======== DATASET
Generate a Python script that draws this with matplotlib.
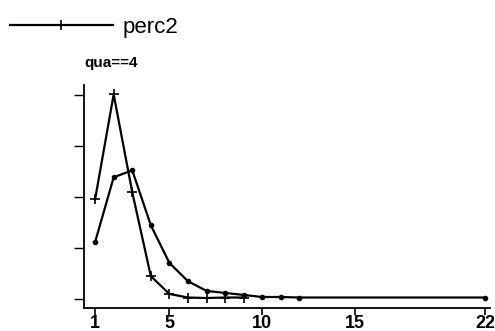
import matplotlib
matplotlib.use("Agg")
import matplotlib.pyplot as plt

# values
x_perc2 = [1, 2, 3, 4, 5, 6, 7, 8, 9]
perc2 = [0.196, 0.402, 0.210, 0.045, 0.010, 0.003, 0.002, 0.003, 0.003]

x_other = [1, 2, 3, 4, 5, 6, 7, 8, 9, 10, 11, 12, 22]
other = [0.112, 0.239, 0.253, 0.145, 0.071, 0.035, 0.016, 0.012, 0.008,
         0.004, 0.004, 0.003, 0.003]

xticks = [1, 5, 10, 15, 22]
yticks = [0, 0.1, 0.2, 0.3, 0.4]

plt.rcParams["font.family"] = ["Liberation Sans", "DejaVu Sans"]

fig = plt.figure(figsize=(4.95, 3.31), dpi=100)
ax = fig.add_axes([0.170, 0.0695, 0.820, 0.673])

ax.plot(x_other, other, color="black", lw=1.6, marker="o", ms=3)
line, = ax.plot(x_perc2, perc2, color="black", lw=1.6, marker="+", ms=7, mew=1.2)

ax.set_xlim(0.41, 22.27)
ax.set_ylim(-0.0176, 0.42)
ax.set_xticks(xticks)
ax.set_xticklabels([str(t) for t in xticks], fontsize=13, fontweight="bold")
ax.set_yticks(yticks)
ax.set_yticklabels([])
ax.tick_params(axis="x", length=5, width=1.2, pad=0)
ax.tick_params(axis="y", length=7, width=1.0)
for s in ["top", "right"]:
    ax.spines[s].set_visible(False)
for s in ["left", "bottom"]:
    ax.spines[s].set_linewidth(1.3)

ax.set_title("qua==4", fontsize=11, fontweight="bold", loc="left", x=0.0, pad=13)

fig.legend([line], ["perc2"], loc="upper left", bbox_to_anchor=(-0.006, 0.99),
           frameon=False, handlelength=4.6, fontsize=16, handletextpad=0.45,
           borderaxespad=0.2)

fig.savefig("out.png", dpi=100)
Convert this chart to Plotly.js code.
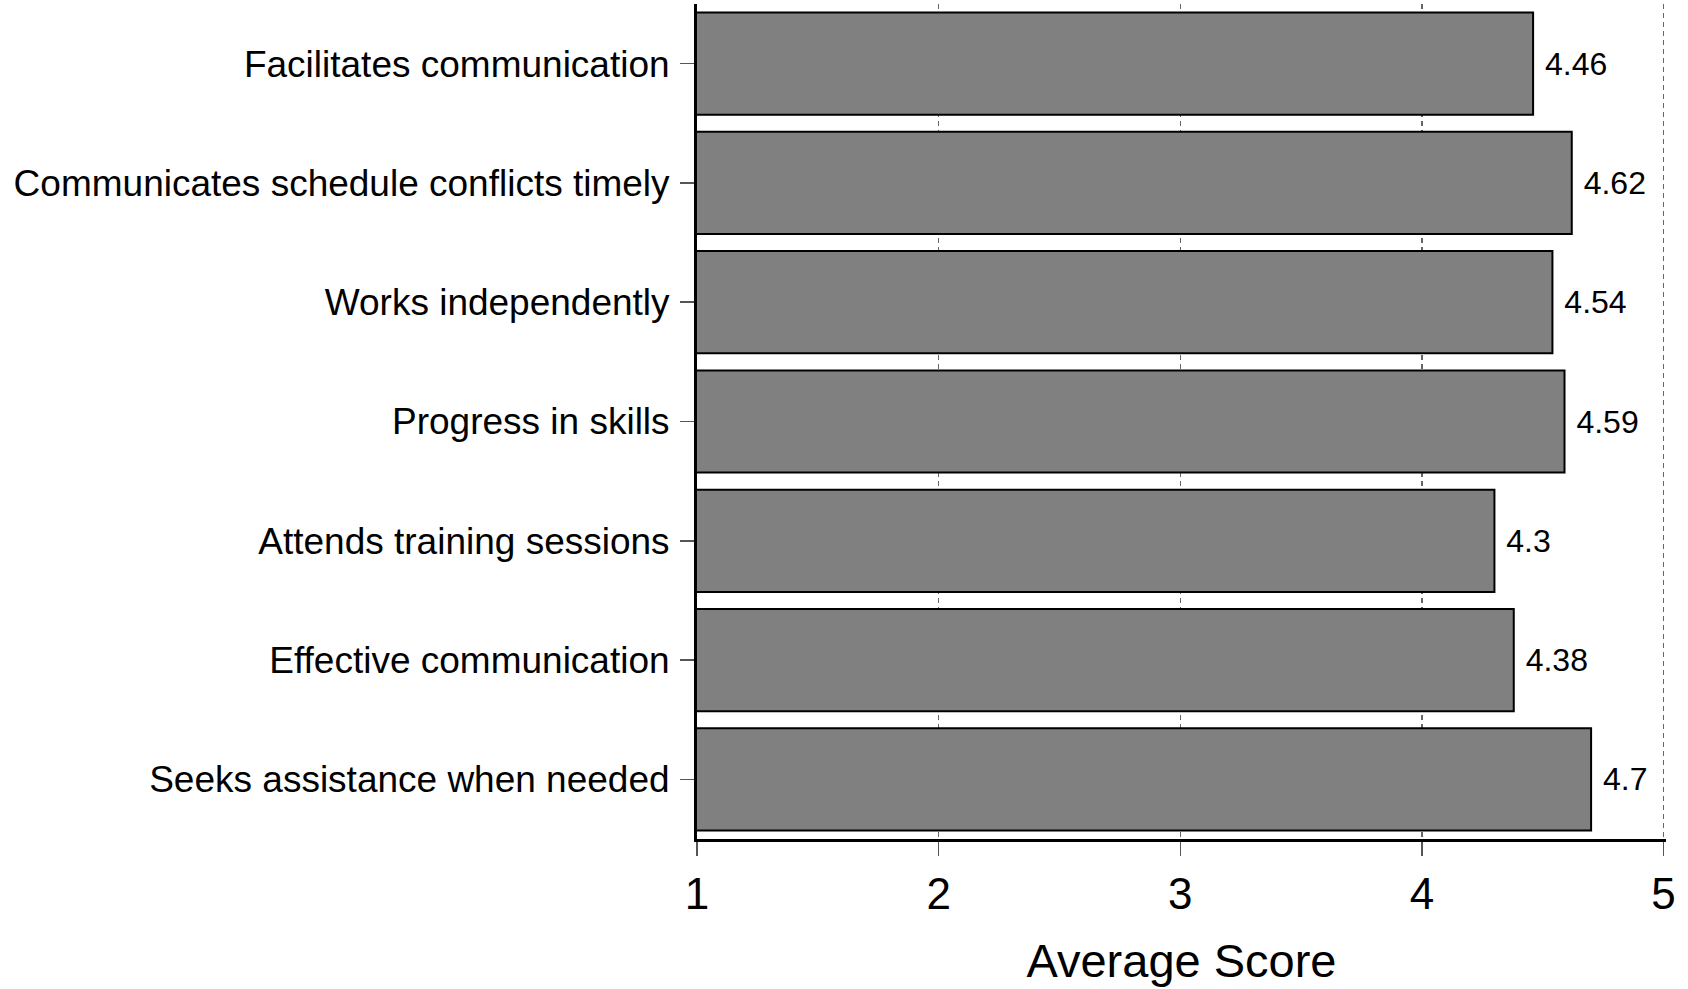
<!DOCTYPE html>
<html>
<head>
<meta charset="utf-8">
<script src="https://cdn.plot.ly/plotly-3.0.1.min.js"></script>
<style>html,body{margin:0;padding:0;background:#fff;}#chart{width:1688px;height:989px;}</style>
</head>
<body>
<div id="chart"></div>
<script>
const categories = [
  "Facilitates communication",
  "Communicates schedule conflicts timely",
  "Works independently",
  "Progress in skills",
  "Attends training sessions",
  "Effective communication",
  "Seeks assistance when needed"
];
const scores = [4.46, 4.62, 4.54, 4.59, 4.3, 4.38, 4.7];
const xTickVals = [1, 2, 3, 4, 5];
const xTitle = "Average Score";

const trace = {
  type: "bar",
  orientation: "h",
  y: categories,
  x: scores,
  base: 0,
  text: scores.map(v => "\u00a0" + v),
  textposition: "outside",
  cliponaxis: false,
  textfont: {size: 32, color: "#000", family: "Liberation Sans, Arial, sans-serif"},
  marker: {color: "#808080", line: {color: "#000", width: 2}},
  hoverinfo: "none"
};

const layout = {
  width: 1688,
  height: 989,
  margin: {l: 697, r: 22, t: 4, b: 150},
  paper_bgcolor: "#fff",
  plot_bgcolor: "#fff",
  font: {family: "Liberation Sans, Arial, sans-serif", color: "#000"},
  bargap: 0.143,
  showlegend: false,
  xaxis: {
    range: [1, 5.01],
    tickvals: xTickVals,
    ticktext: xTickVals.map(String),
    showline: true,
    linecolor: "#000",
    linewidth: 3,
    ticks: "outside",
    ticklen: 14,
    tickwidth: 1.5,
    tickcolor: "#555",
    tickfont: {size: 44},
    showgrid: true,
    gridcolor: "#666",
    gridwidth: 1.5,
    griddash: "5px,4px",
    zeroline: false,
    title: {text: xTitle, font: {size: 47}, standoff: 28}
  },
  yaxis: {
    range: [6.5, -0.5],
    showline: true,
    linecolor: "#000",
    linewidth: 3,
    ticks: "outside",
    ticklen: 14,
    tickwidth: 1.5,
    tickcolor: "#555",
    tickfont: {size: 37},
    ticklabelstandoff: 3,
    showgrid: false,
    zeroline: false
  }
};

Plotly.newPlot("chart", [trace], layout, {staticPlot: true, displayModeBar: false});
</script>
</body>
</html>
================
WHAT YOU NEED TO DO: Reproduce the material above verbatim; omit every picture.

SOLVED PROBLEM:
Generate a Python script that draws this with matplotlib.
import matplotlib
matplotlib.use("Agg")
import matplotlib.pyplot as plt

# values
x_perc2 = [1, 2, 3, 4, 5, 6, 7, 8, 9]
perc2 = [0.196, 0.402, 0.210, 0.045, 0.010, 0.003, 0.002, 0.003, 0.003]

x_other = [1, 2, 3, 4, 5, 6, 7, 8, 9, 10, 11, 12, 22]
other = [0.112, 0.239, 0.253, 0.145, 0.071, 0.035, 0.016, 0.012, 0.008,
         0.004, 0.004, 0.003, 0.003]

xticks = [1, 5, 10, 15, 22]
yticks = [0, 0.1, 0.2, 0.3, 0.4]

plt.rcParams["font.family"] = ["Liberation Sans", "DejaVu Sans"]

fig = plt.figure(figsize=(4.95, 3.31), dpi=100)
ax = fig.add_axes([0.170, 0.0695, 0.820, 0.673])

ax.plot(x_other, other, color="black", lw=1.6, marker="o", ms=3)
line, = ax.plot(x_perc2, perc2, color="black", lw=1.6, marker="+", ms=7, mew=1.2)

ax.set_xlim(0.41, 22.27)
ax.set_ylim(-0.0176, 0.42)
ax.set_xticks(xticks)
ax.set_xticklabels([str(t) for t in xticks], fontsize=13, fontweight="bold")
ax.set_yticks(yticks)
ax.set_yticklabels([])
ax.tick_params(axis="x", length=5, width=1.2, pad=0)
ax.tick_params(axis="y", length=7, width=1.0)
for s in ["top", "right"]:
    ax.spines[s].set_visible(False)
for s in ["left", "bottom"]:
    ax.spines[s].set_linewidth(1.3)

ax.set_title("qua==4", fontsize=11, fontweight="bold", loc="left", x=0.0, pad=13)

fig.legend([line], ["perc2"], loc="upper left", bbox_to_anchor=(-0.006, 0.99),
           frameon=False, handlelength=4.6, fontsize=16, handletextpad=0.45,
           borderaxespad=0.2)

fig.savefig("out.png", dpi=100)
Convert this chart to Plotly.js code.
<!DOCTYPE html>
<html>
<head>
<meta charset="utf-8">
<script src="https://cdn.plot.ly/plotly-3.0.1.min.js"></script>
<style>html,body{margin:0;padding:0;background:#fff;}#chart{width:1688px;height:989px;}</style>
</head>
<body>
<div id="chart"></div>
<script>
const categories = [
  "Facilitates communication",
  "Communicates schedule conflicts timely",
  "Works independently",
  "Progress in skills",
  "Attends training sessions",
  "Effective communication",
  "Seeks assistance when needed"
];
const scores = [4.46, 4.62, 4.54, 4.59, 4.3, 4.38, 4.7];
const xTickVals = [1, 2, 3, 4, 5];
const xTitle = "Average Score";

const trace = {
  type: "bar",
  orientation: "h",
  y: categories,
  x: scores,
  base: 0,
  text: scores.map(v => "\u00a0" + v),
  textposition: "outside",
  cliponaxis: false,
  textfont: {size: 32, color: "#000", family: "Liberation Sans, Arial, sans-serif"},
  marker: {color: "#808080", line: {color: "#000", width: 2}},
  hoverinfo: "none"
};

const layout = {
  width: 1688,
  height: 989,
  margin: {l: 697, r: 22, t: 4, b: 150},
  paper_bgcolor: "#fff",
  plot_bgcolor: "#fff",
  font: {family: "Liberation Sans, Arial, sans-serif", color: "#000"},
  bargap: 0.143,
  showlegend: false,
  xaxis: {
    range: [1, 5.01],
    tickvals: xTickVals,
    ticktext: xTickVals.map(String),
    showline: true,
    linecolor: "#000",
    linewidth: 3,
    ticks: "outside",
    ticklen: 14,
    tickwidth: 1.5,
    tickcolor: "#555",
    tickfont: {size: 44},
    showgrid: true,
    gridcolor: "#666",
    gridwidth: 1.5,
    griddash: "5px,4px",
    zeroline: false,
    title: {text: xTitle, font: {size: 47}, standoff: 28}
  },
  yaxis: {
    range: [6.5, -0.5],
    showline: true,
    linecolor: "#000",
    linewidth: 3,
    ticks: "outside",
    ticklen: 14,
    tickwidth: 1.5,
    tickcolor: "#555",
    tickfont: {size: 37},
    ticklabelstandoff: 3,
    showgrid: false,
    zeroline: false
  }
};

Plotly.newPlot("chart", [trace], layout, {staticPlot: true, displayModeBar: false});
</script>
</body>
</html>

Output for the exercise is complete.